As James O’Connell noted, ‘unfortunately, this kind of attitude tends to take root among literate opinion-makers in the developing countries, who, having internalised an inferiority complex, often are no better than outsiders in interpreting the complexities of their own situation”. Typical of this observation are the following reflections by African scholars
In the understanding of the negritude poet and founding father of Senegal, Leopold Senghor proposed that Africans are incapable of analytic reasoning. He believed that “the reason of classical Europe is analytic through utilisation, the reason of the African Negro is intuitive through participation.”
Of the same mould, John Mbiti proclaimed “African ideas of time concern mainly the present and the past, and have little to say about the future, which in any case is expected to go on without end”. Kwasi Wiredu was merciless in demeaning fellow Africans whom he characterized as “intuitive; essentially…unscientific and unanalytical…

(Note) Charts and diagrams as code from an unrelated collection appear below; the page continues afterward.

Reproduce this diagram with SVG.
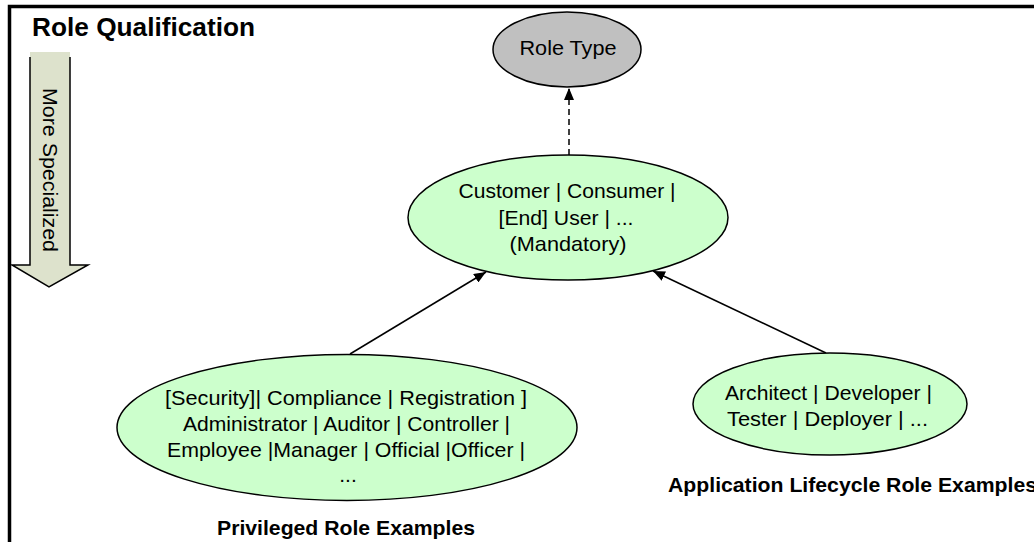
<svg xmlns="http://www.w3.org/2000/svg" width="1034" height="542" viewBox="0 0 1034 542">
<style>
.t{font-family:"Liberation Sans",Arial,sans-serif;font-size:21px;fill:#000;text-anchor:middle}
.b{font-family:"Liberation Sans",Arial,sans-serif;font-size:21px;font-weight:bold;fill:#000}
.node{stroke:#000;stroke-width:1.5}
.green{fill:#ccffcc}
.conn{stroke:#000;stroke-width:1.5;fill:none}
</style>
<defs>
<marker id="ah" viewBox="0 0 12 10" refX="12" refY="5" markerWidth="12" markerHeight="10" markerUnits="userSpaceOnUse" orient="auto">
<path d="M0,0 L12,5 L0,10 Z" fill="#000"/>
</marker>
</defs>
<rect x="0" y="0" width="1034" height="542" fill="#fff"/>
<g id="frame">
<path d="M9.5,542 V6.5 H1034" fill="none" stroke="#000" stroke-width="3.5"/>
</g>
<g id="title">
<text class="b" x="32" y="36" font-size="25" textLength="223" lengthAdjust="spacingAndGlyphs" style="font-size:25px">Role Qualification</text>
</g>
<g id="specialized-arrow">
<path d="M30,52 H70 V265 H88 L49,287 L12,265 H30 Z" fill="#dde2cc"/>
<path d="M30,57 V265 H12 L49,287 L88,265 H70 V57" fill="none" stroke="#000" stroke-width="1.5"/>
<text class="t" transform="translate(50,170) rotate(90)" x="0" y="7" textLength="164" lengthAdjust="spacingAndGlyphs">More Specialized</text>
</g>
<g id="connectors">
<line class="conn" x1="569" y1="155" x2="569" y2="88" stroke-dasharray="6,4" marker-end="url(#ah)"/>
<line class="conn" x1="350" y1="354" x2="486" y2="272" marker-end="url(#ah)"/>
<line class="conn" x1="826" y1="353" x2="653" y2="271" marker-end="url(#ah)"/>
</g>
<g id="role-type">
<ellipse class="node" cx="567" cy="49.5" rx="74" ry="37.5" fill="#c0c0c0"/>
<text class="t" x="568" y="55" textLength="97" lengthAdjust="spacingAndGlyphs">Role Type</text>
</g>
<g id="customer">
<ellipse class="node green" cx="568" cy="217.5" rx="160" ry="62.5"/>
<text class="t" x="567" y="197.5" textLength="217" lengthAdjust="spacingAndGlyphs">Customer | Consumer |</text>
<text class="t" x="566" y="224.5" textLength="135" lengthAdjust="spacingAndGlyphs">[End] User | ...</text>
<text class="t" x="568" y="250.5" textLength="117" lengthAdjust="spacingAndGlyphs">(Mandatory)</text>
</g>
<g id="privileged">
<ellipse class="node green" cx="347" cy="427.5" rx="230" ry="73"/>
<text class="t" x="346" y="405" textLength="362" lengthAdjust="spacingAndGlyphs">[Security]| Compliance | Registration ]</text>
<text class="t" x="346.5" y="431" textLength="327" lengthAdjust="spacingAndGlyphs">Administrator | Auditor | Controller |</text>
<text class="t" x="346" y="457" textLength="358" lengthAdjust="spacingAndGlyphs">Employee |Manager | Official |Officer |</text>
<text class="t" x="348" y="482">...</text>
</g>
<g id="application">
<ellipse class="node green" cx="830" cy="404" rx="137" ry="51"/>
<text class="t" x="828.5" y="399.5" textLength="207" lengthAdjust="spacingAndGlyphs">Architect | Developer |</text>
<text class="t" x="827.5" y="425.5" textLength="201" lengthAdjust="spacingAndGlyphs">Tester | Deployer | ...</text>
</g>
<g id="labels">
<text class="b" x="217" y="535" textLength="258" lengthAdjust="spacingAndGlyphs">Privileged Role Examples</text>
<text class="b" x="668" y="492" textLength="369" lengthAdjust="spacingAndGlyphs">Application Lifecycle Role Examples</text>
</g>
</svg>
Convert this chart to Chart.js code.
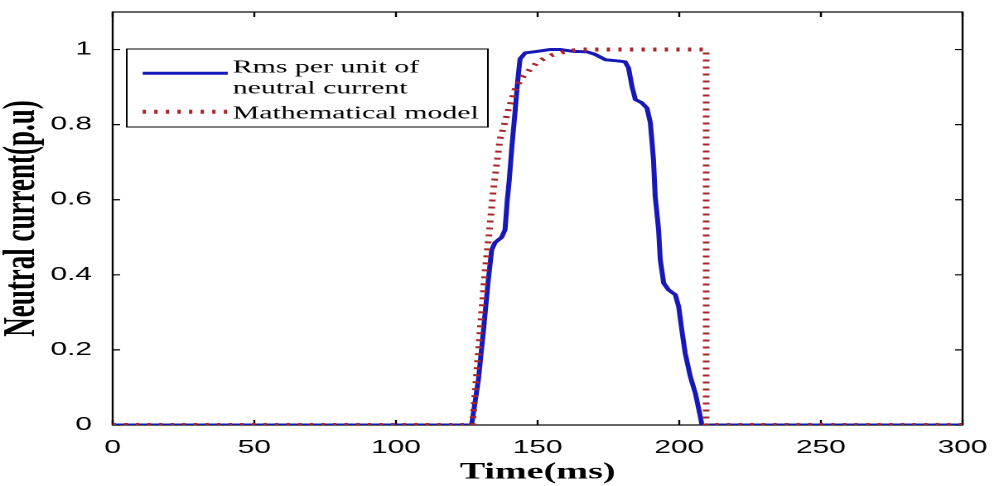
<!DOCTYPE html>
<html>
<head>
    <title>Neutral current</title>
    <script src="https://cdn.jsdelivr.net/npm/chart.js"></script>
    <style>
        body { margin: 0; background: #fff; }
        /* the original figure is a MATLAB plot stretched sideways, so draw narrow and stretch */
        #wrap {
            position: absolute; left: 0; top: 0;
            width: 600px; height: 486px;
            transform: scaleX(1.6567); transform-origin: 0 0;
        }
    </style>
</head>
<body>
    <div id="wrap"><canvas id="chart"></canvas></div>

    <script>
        // Data (time in ms, current in p.u.)
        const rmsTime = [0, 126.7, 129.1, 130.9, 132.6, 133.8, 135, 137.3, 138.5, 139.3, 140, 140.9, 142, 142.9,
            143.8, 145.6, 149.7, 154.4, 158, 162.7, 167.4, 170.3, 173.9, 179.2, 180.9, 182.1, 183.3, 184.5,
            186.8, 188.6, 189.8, 190.9, 191.5, 192.7, 193.3, 194.5, 196.2, 198.6, 199.8, 200.9, 202.1,
            203.9, 205.7, 207.2, 208, 300];
        const rmsPu = [0, 0, 0.12, 0.253, 0.387, 0.467, 0.486, 0.5, 0.52, 0.6, 0.653, 0.74, 0.831, 0.911,
            0.975, 0.991, 0.995, 1.0, 1.0, 0.995, 0.994, 0.987, 0.973, 0.969, 0.967, 0.951, 0.902, 0.867,
            0.858, 0.844, 0.805, 0.707, 0.609, 0.52, 0.44, 0.378, 0.36, 0.347, 0.315, 0.253, 0.191,
            0.129, 0.084, 0.031, 0, 0];

        const modelTime = [0, 127, 128.5, 129.9, 131.4, 132.6, 134.4, 136.7, 139.7, 142, 144.5, 147.3, 150.3,
            155, 160, 165, 209.5, 209.5, 300];
        const modelPu = [0, 0, 0.14, 0.27, 0.405, 0.49, 0.627, 0.76, 0.84, 0.893, 0.925, 0.947, 0.969,
            0.985, 0.995, 1, 1, 0, 0];

        const seriesLabels = [['Rms per unit of', 'neutral current'], ['Mathematical model']];
        const xTicks = [0, 50, 100, 150, 200, 250, 300];
        const yTicks = [0, 0.2, 0.4, 0.6, 0.8, 1];

        const toPoints = (xs, ys) => xs.map((x, i) => ({ x: x, y: ys[i] }));

        // box around the axes with inward ticks on all four sides
        const framePlugin = {
            id: 'frame',
            beforeDatasetsDraw(chart) {
                const { ctx, chartArea: a, scales } = chart;
                ctx.save();
                ctx.strokeStyle = '#000';
                ctx.lineWidth = 1.2;
                ctx.strokeRect(a.left, a.top, a.right - a.left, a.bottom - a.top);
                ctx.beginPath();
                scales.x.ticks.forEach(t => {
                    const px = scales.x.getPixelForValue(t.value);
                    ctx.moveTo(px, a.bottom); ctx.lineTo(px, a.bottom - 5);
                    ctx.moveTo(px, a.top); ctx.lineTo(px, a.top + 5);
                });
                scales.y.ticks.forEach(t => {
                    const py = scales.y.getPixelForValue(t.value);
                    ctx.moveTo(a.left, py); ctx.lineTo(a.left + 4.5, py);
                    ctx.moveTo(a.right, py); ctx.lineTo(a.right - 4.5, py);
                });
                ctx.stroke();
                ctx.restore();
            }
        };

        // legend box inside the plot, upper left
        const legendPlugin = {
            id: 'legendBox',
            afterDraw(chart) {
                const { ctx, chartArea: a } = chart;
                const ds = chart.data.datasets;
                const left = a.left + 8.5, top = a.top + 37;
                ctx.save();
                ctx.fillStyle = '#fff';
                ctx.fillRect(left, top, 218, 78);
                ctx.strokeStyle = '#000';
                ctx.lineWidth = 1;
                ctx.strokeRect(left, top, 218, 78);

                const sampleY = [top + 24.3, top + 62.7];
                const baselines = [[top + 23.7, top + 44.3], [top + 69.3]];
                ds.forEach((d, i) => {
                    ctx.beginPath();
                    ctx.strokeStyle = d.borderColor;
                    ctx.lineWidth = d.borderWidth;
                    ctx.setLineDash(d.borderDash || []);
                    ctx.moveTo(left + 9.6, sampleY[i]);
                    ctx.lineTo(left + 61, sampleY[i]);
                    ctx.stroke();
                    ctx.setLineDash([]);
                    ctx.fillStyle = '#000';
                    ctx.font = "18px 'Liberation Serif'";
                    ctx.textBaseline = 'alphabetic';
                    seriesLabels[i].forEach((line, j) => {
                        ctx.fillText(line, left + 64, baselines[i][j]);
                    });
                });
                ctx.restore();
            }
        };

        const ctx = document.getElementById('chart').getContext('2d');
        const chart = new Chart(ctx, {
            type: 'line',
            data: {
                datasets: [
                    {
                        label: seriesLabels[0].join(' '),
                        data: toPoints(rmsTime, rmsPu),
                        borderColor: '#1818b8',
                        borderWidth: 3,
                        order: 1
                    },
                    {
                        label: seriesLabels[1].join(' '),
                        data: toPoints(modelTime, modelPu),
                        borderColor: '#a8262a',
                        borderWidth: 4,
                        borderDash: [2, 5],
                        order: 0
                    }
                ]
            },
            options: {
                responsive: true,
                maintainAspectRatio: false,
                devicePixelRatio: 2,
                animation: false,
                layout: { padding: { top: 12, right: 19, left: 0, bottom: 0 } },
                elements: {
                    point: { radius: 0 },
                    line: { tension: 0, fill: false }
                },
                plugins: {
                    legend: { display: false },
                    tooltip: { enabled: false }
                },
                scales: {
                    x: {
                        type: 'linear',
                        min: 0, max: 300,
                        afterBuildTicks: s => { s.ticks = xTicks.map(v => ({ value: v })); },
                        afterFit: s => { s.height = 61; s.paddingLeft = 0; s.paddingRight = 0; },
                        grid: { display: false, drawTicks: false },
                        border: { display: false },
                        ticks: {
                            color: '#000',
                            padding: 12,
                            maxRotation: 0,
                            font: { family: "'Liberation Sans'", size: 18 },
                            callback: v => String(v)
                        },
                        title: {
                            display: true,
                            text: 'Time(ms)',
                            color: '#000',
                            font: { family: "'Liberation Serif'", size: 23, weight: 'bold', lineHeight: 1 },
                            padding: { top: 0, bottom: 2 }
                        }
                    },
                    y: {
                        min: 0, max: 1.1,
                        afterBuildTicks: s => { s.ticks = yTicks.map(v => ({ value: v })); },
                        afterFit: s => { s.width = 68; s.paddingTop = 0; s.paddingBottom = 0; },
                        grid: { display: false, drawTicks: false },
                        border: { display: false },
                        ticks: {
                            color: '#000',
                            padding: 12.5,
                            font: { family: "'Liberation Sans'", size: 18 },
                            callback: v => String(Number(v.toFixed(1)))
                        },
                        title: {
                            display: true,
                            text: 'Neutral current(p.u)',
                            color: '#000',
                            font: { family: "'Liberation Serif'", size: 27, weight: 'bold', lineHeight: 1 },
                            padding: { top: 0, bottom: 0 }
                        }
                    }
                }
            },
            plugins: [framePlugin, legendPlugin]
        });
    </script>
</body>
</html>
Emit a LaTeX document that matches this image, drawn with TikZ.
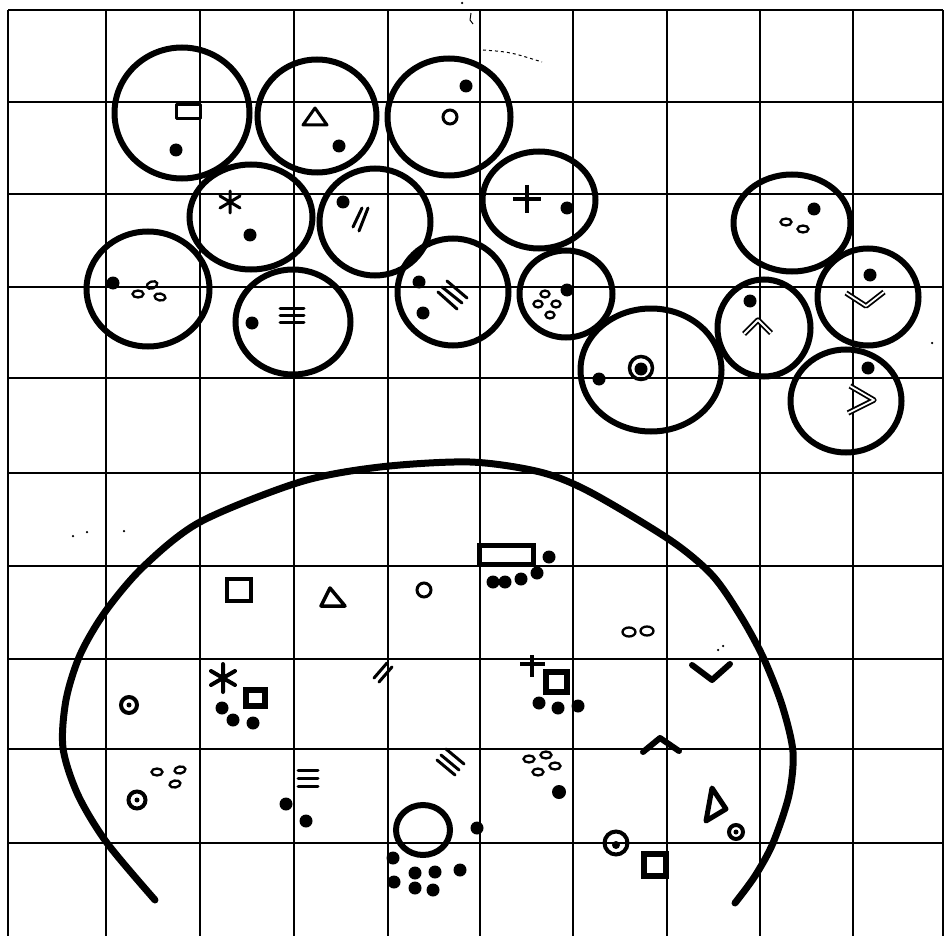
\documentclass[tikz,border=0pt]{standalone}
\usetikzlibrary{shapes.geometric}

\begin{document}
\begin{tikzpicture}[x=1pt, y=-1pt,
  gridline/.style={line width=2pt},
  cell/.style={ellipse, draw, line width=6pt, inner sep=0pt},
  blob/.style={circle, fill, inner sep=0pt, minimum size=13pt},
  speck/.style={circle, fill, inner sep=0pt, minimum size=2.5pt},
  ring/.style={circle, draw, line width=3pt, inner sep=0pt, minimum size=14pt},
  egg/.style={ellipse, draw, line width=2.3pt, inner sep=0pt, minimum width=11pt, minimum height=7pt},
  glyph/.style={line width=3pt, line cap=round, line join=round},
  hollow/.style={line width=1.8pt, double=white, double distance=1.8pt, line join=round},
  heavy/.style={line width=6pt, line cap=round, line join=round}]

  \useasboundingbox (0,0) rectangle (945,936);

  % Grille de fond
  \foreach \gx in {8,106,200,294,388,480,573,667,760,853,943}
    \draw[gridline] (\gx,10) -- (\gx,936);
  \foreach \gy in {10,102,194,287,378,473,566,659,749,843}
    \draw[gridline] (8,\gy) -- (943,\gy);

  % --- Cellules du haut ---
  \node[cell, minimum width=135pt, minimum height=131pt] (cCarre) at (182,113) {};
  \node[cell, minimum width=119pt, minimum height=113pt] (cTriangle) at (317,116) {};
  \node[cell, minimum width=123pt, minimum height=117pt] (cRond) at (449,117) {};
  \node[cell, minimum width=123pt, minimum height=105pt] (cEtoile) at (251,217) {};
  \node[cell, minimum width=111pt, minimum height=107pt] (cDeux) at (375,222) {};
  \node[cell, minimum width=123pt, minimum height=115pt] (cOeufs) at (148,289) {};
  \node[cell, minimum width=115pt, minimum height=105pt] (cBarres) at (293,322) {};
  \node[cell, minimum width=111pt, minimum height=107pt] (cTrois) at (453,292) {};
  \node[cell, minimum width=113pt, minimum height=97pt] (cPlus) at (539,200) {};
  \node[cell, minimum width=93pt, minimum height=87pt] (cQuatre) at (566,294) {};
  \node[cell, minimum width=141pt, minimum height=123pt] (cCible) at (651,370) {};
  \node[cell, minimum width=117pt, minimum height=97pt] (cPaire) at (792,223) {};
  \node[cell, minimum width=93pt, minimum height=97pt] (cHaut) at (764,328) {};
  \node[cell, minimum width=101pt, minimum height=97pt] (cBas) at (868,297) {};
  \node[cell, minimum width=111pt, minimum height=103pt] (cDroite) at (846,401) {};

  % Contenu des cellules
  \draw[glyph] (176,105) rectangle (200,119);
  \node[blob] (dCarre) at (176,150) {};
  \draw[glyph] (303,125) -- (327,125) -- (315,108) -- cycle;
  \node[blob] (dTriangle) at (339,146) {};
  \node[ring] (rRond) at (450,117) {};
  \node[blob] (dRond) at (466,86) {};
  \draw[glyph] (230,191) -- (230,213) (220,196) -- (240,208) (220,208) -- (240,196);
  \node[blob] (dEtoile) at (250,235) {};
  \node[blob] (dDeux) at (343,202) {};
  \draw[glyph] (353,227) -- (362,208) (359,231) -- (368,208);
  \node[blob] (dOeufs) at (113,283) {};
  \node[egg] (o1) at (138,294) {};
  \node[egg, rotate=20] (o2) at (152,285) {};
  \node[egg, rotate=-10] (o3) at (160,297) {};
  \node[blob] (dBarres) at (252,323) {};
  \draw[glyph] (280,308) -- (304,308) (280,315) -- (304,315) (280,322) -- (304,322);
  \node[blob] (dTrois1) at (419,282) {};
  \node[blob] (dTrois2) at (423,313) {};
  \draw[glyph] (447,281) -- (467,298) (442,287) -- (462,303) (438,292) -- (457,309);
  \draw[line width=4pt] (513,199) -- (541,199) (527,185) -- (527,213);
  \node[blob] (dPlus) at (567,208) {};
  \node[blob] (dQuatre) at (567,290) {};
  \node[egg, minimum width=9pt, minimum height=7pt] (q1) at (545,294) {};
  \node[egg, minimum width=9pt, minimum height=7pt] (q2) at (538,304) {};
  \node[egg, minimum width=9pt, minimum height=7pt] (q3) at (556,304) {};
  \node[egg, minimum width=9pt, minimum height=7pt] (q4) at (550,315) {};
  \node[blob] (dCible) at (599,379) {};
  \node[ring, line width=3.5pt, minimum size=23pt] (rCible) at (641,368) {};
  \node[blob, minimum size=13pt] (pCible) at (641,369) {};
  \node[blob] (dPaire) at (814,209) {};
  \node[egg] (p1) at (786,222) {};
  \node[egg] (p2) at (803,229) {};
  \node[blob] (dHaut) at (750,301) {};
  \draw[hollow] (744,334) -- (758,320) -- (771,333);
  \node[blob] (dBas) at (870,275) {};
  \draw[hollow] (846,293) -- (866,306) -- (884,292);
  \node[blob] (dDroite) at (868,368) {};
  \draw[hollow] (850,386) -- (874,400) -- (848,413);

  % --- Grande enceinte du bas ---
  \draw[line width=7pt, line cap=round] plot[smooth] coordinates {
    (155,900) (107,843) (78,795) (63,748) (66,700) (80,655) (105,612)
    (143,567) (200,522) (300,482) (380,467) (470,462) (540,472)
    (590,492) (670,540) (712,575) (740,615) (763,657) (782,705)
    (793,752) (789,795) (773,843) (755,876) (735,903)};

  \node[speck] (s1) at (73,536) {};
  \node[speck] (s2) at (87,532) {};
  \node[speck] (s3) at (124,531) {};

  \draw[line width=4pt] (227,579) rectangle (251,601);
  \draw[line width=3.5pt, line join=round] (321,606) -- (345,606) -- (330,588) -- cycle;
  \node[ring] (rBas) at (424,590) {};

  \node[ring, line width=4pt, minimum size=16pt] (rGauche) at (129,705) {};
  \node[blob, minimum size=5pt] (pGauche) at (129,705) {};
  \draw[line width=4pt, line cap=round] (223,664) -- (223,692) (211,671) -- (235,685) (211,685) -- (235,671);
  \draw[line width=6pt] (246,690) rectangle (265,706);
  \node[blob] (e1) at (222,708) {};
  \node[blob] (e2) at (233,720) {};
  \node[blob] (e3) at (253,723) {};

  \draw[glyph] (374,678) -- (387,663) (379,682) -- (392,667);

  \node[egg] (b1) at (157,772) {};
  \node[egg, rotate=10] (b2) at (180,770) {};
  \node[egg, rotate=10] (b3) at (175,784) {};
  \node[ring, line width=4pt, minimum size=17pt] (rOeufs) at (137,800) {};
  \node[blob, minimum size=5pt] (pOeufs) at (137,800) {};

  \draw[glyph] (298,770) -- (318,770) (298,778) -- (318,778) (298,786) -- (318,786);
  \node[blob] (g1) at (286,804) {};
  \node[blob] (g2) at (306,821) {};

  \draw[glyph] (446,749) -- (464,764) (441,755) -- (459,770) (437,760) -- (455,775);

  \node[ellipse, draw, line width=6pt, inner sep=0pt, minimum width=54pt, minimum height=50pt] (grosRond) at (423,830) {};
  \node[blob] (h1) at (393,858) {};
  \node[blob] (h2) at (394,882) {};
  \node[blob] (h3) at (415,873) {};
  \node[blob] (h4) at (435,872) {};
  \node[blob] (h5) at (460,870) {};
  \node[blob] (h6) at (415,888) {};
  \node[blob] (h7) at (433,890) {};
  \node[blob] (h8) at (477,828) {};

  \draw[line width=5pt] (479,545) rectangle (533,564);
  \node[blob] (k0) at (549,557) {};
  \node[blob] (k1) at (493,582) {};
  \node[blob] (k2) at (505,582) {};
  \node[blob] (k3) at (521,579) {};
  \node[blob] (k4) at (537,573) {};

  \node[egg, minimum width=13pt, minimum height=9pt] (m1) at (629,632) {};
  \node[egg, minimum width=13pt, minimum height=9pt] (m2) at (647,631) {};
  \node[speck] (m3) at (718,650) {};
  \node[speck] (m4) at (723,646) {};

  \draw[line width=4pt] (520,664) -- (545,664) (532,655) -- (532,677);
  \draw[line width=6pt] (546,672) rectangle (567,692);
  \node[blob] (n1) at (539,703) {};
  \node[blob] (n2) at (558,708) {};
  \node[blob] (n3) at (578,706) {};

  \draw[heavy] (692,665) -- (712,680) -- (730,664);
  \draw[heavy] (643,752) -- (660,738) -- (679,751);

  \node[egg] (t1) at (529,759) {};
  \node[egg] (t2) at (546,755) {};
  \node[egg] (t3) at (555,766) {};
  \node[egg] (t4) at (538,772) {};
  \node[blob, minimum size=14pt] (t5) at (559,792) {};

  \draw[heavy, line width=5pt] (712,788) -- (726,809) -- (706,821) -- cycle;
  \node[ring, line width=4pt, minimum size=14pt] (rDroite) at (736,832) {};
  \node[blob, minimum size=5pt] (pDroite) at (736,832) {};

  \node[ring, line width=4pt, minimum size=23pt] (rCibleBas) at (616,843) {};
  \node[blob, minimum size=8pt] (pCibleBas) at (616,845) {};
  \draw[line width=6pt] (644,854) rectangle (666,876);

  % Traces parasites du papier
  \node[speck] (x1) at (462,3) {};
  \draw[line width=1pt] (471,13) -- (470,20) -- (473,24);
  \draw[line width=1pt, dashed] (483,50) .. controls (510,52) .. (542,62);
  \node[speck] (x2) at (932,343) {};

\end{tikzpicture}
\end{document}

Abosede Emmanuel contrasted this self-abnegating disposition to the detached scholarly disposition of (The Reverend Samuel Johnson, The Reverend E Lijadu, Bishop James Johnson, Dr J.O Lucas and Professor E. Bolaji Idowu) who, regardless of being ordained priests of the Anglican communion, were able to free their minds of Christian prejudice, to undertake an examination of the merits of their native culture’.
In the typical behaviour of the Awujale, there is perhaps the utility of precipitating, once again, research scrutiny and attention to the debasement of African culture and tradition. If a traditional ruler gets to choose and pick the aspects of the rites and ritual he would conform with then the extinction of traditional society is in sight.